Building high-performance AI agents is a resource-intensive process, and one of the biggest challenges developers face is the **time spent curating and preparing datasets**. AI models require high-quality, representative datasets to train effectively, but sourcing, structuring, and maintaining these datasets is often a tedious and error-prone task. Instead of focusing on advancing agent architectures, developers find themselves investing disproportionate effort in dataset management—cleaning data, ensuring balanced distributions, and addressing edge cases manually. This bottleneck slows down innovation, delaying progress in improving AI intelligence and adaptability.

For **operations managers**, ensuring AI systems perform well in real-world conditions is a significant concern. AI models trained on unrealistic or incomplete datasets often fail to handle unexpected situations in production environments. This lack of robustness can lead to errors, degraded performance, and a lack of trust in AI-powered workflows. The inability to accurately measure how an agent will perform outside of a controlled setting means operations managers are left with uncertainty, forcing them to adopt a trial-and-error approach to deployment.

Stakeholders across the organization—including **product managers and decision-makers**—require AI systems to deliver predictable, high-quality results. However, without well-defined evaluation benchmarks grounded in **real-world scenarios**, assessing whether an AI model is truly ready for deployment is difficult. Many teams rely on abstract performance metrics that fail to capture the complexity of actual user interactions. This results in AI products that may perform well in testing but fall short when exposed to real customer environments, leading to poor user experiences and increased iteration cycles post-launch.

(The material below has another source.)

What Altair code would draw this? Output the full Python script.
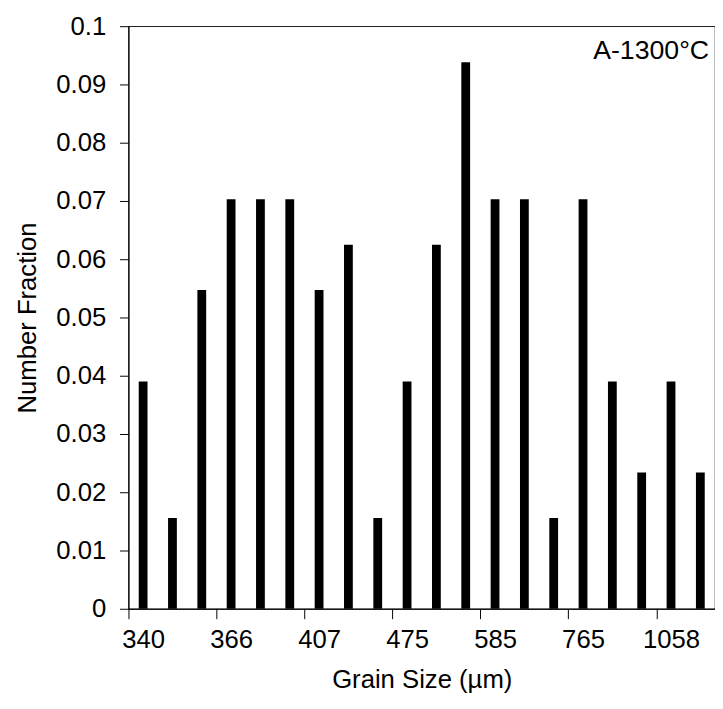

By shifting the focus from dataset creation to **performance-driven AI evaluation**, organizations can ensure AI models are benchmarked in environments that closely mirror real-world use cases. **The Karta Context Engine addresses this by providing structured, high-fidelity datasets and evaluation tasks that allow teams to efficiently test AI behavior without spending excessive time on data wrangling.** This enables engineers to focus on improving agent architectures, operations managers to gain confidence in AI deployment, and product managers to make informed decisions about AI readiness—ultimately leading to more reliable, scalable, and effective AI solutions.